The truth is, though, that I am not able to develop these things in my life. I need God to develop them in me. This is what He wants to do. God Is love, therefore His active Presence in my life produces everything on the Corinthians list. The Galatians list is called The Fruit of the Spirit for a reason; those virtues flow from Him. And even the virtues from the Colossians list come from setting our hearts on what’s above: Christ, now seated at the right hand of God. (See Colossians 3:1-4.)

The list verses have great value but not as to-do lists, things for us to generate in our lives in order to glorify God. In fact, in John 5:41, Jesus said, “I do not accept glory from human beings.” His glory comes from His work in our lives not from anything we try to do ourselves.

But when we look to Him, remain in His Presence, keep our lives rooted in His Spirit, we allow Him to work through us, producing all good things. The value of the lists comes from the way they help us recognize God’s Presence and work in our lives—or the lack of such.

The Real Value

In John 6:24, the crowds realized that Jesus wasn’t with them. They wanted what only He could offer, so they went in search of Him. We can do the same thing. When we realize that our lives aren’t as loving as they should be, that the Spirit isn’t producing fruit in us, that our spiritual clothing is becoming tattered, that’s our cue to drop everything we’re doing and seek Jesus with all our hearts. The Christian life is all about learning to be where Jesus is all of the time, so that He can continue to work in and through us for His glory and our good and the good of everyone around us. The lists, lists of things God produces, help us identify problems, so that we can know when we need to draw closer to our God.

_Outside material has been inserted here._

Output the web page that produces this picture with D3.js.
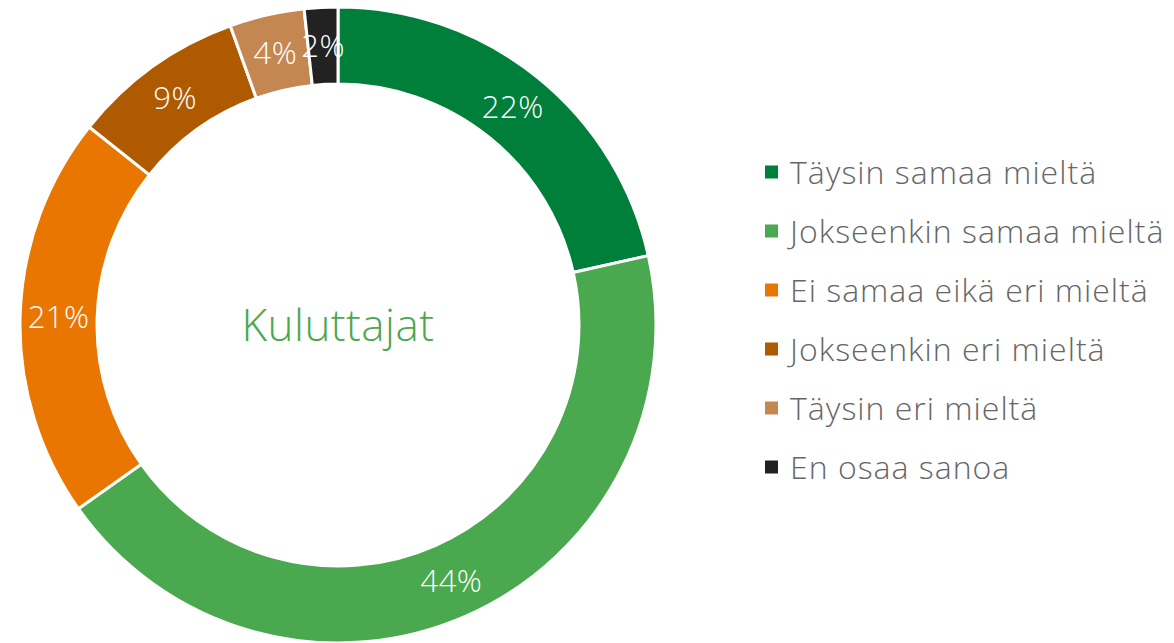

When the crowds found Jesus, He gave them the only to-do list we need:

“Then they asked him, ‘What must we do to do the works God requires?’

“Jesus answered, ‘The work of God is this: to believe in the one he has sent.’” -John 6:28-29

We stick close. We believe. He makes us into people who bring Him glory.

Father, thank You for inspiring Paul and others to give us lists that help us see how closely we’re living to You. When we recognize actions and attitudes that don’t come from You, from Your Spirit, from above, help us to act on that cue to talk to You, to read Your Word, to enjoy worship and fellowship with Your people who are doing the same. More of You in our lives, Lord. That is all we need. Amen.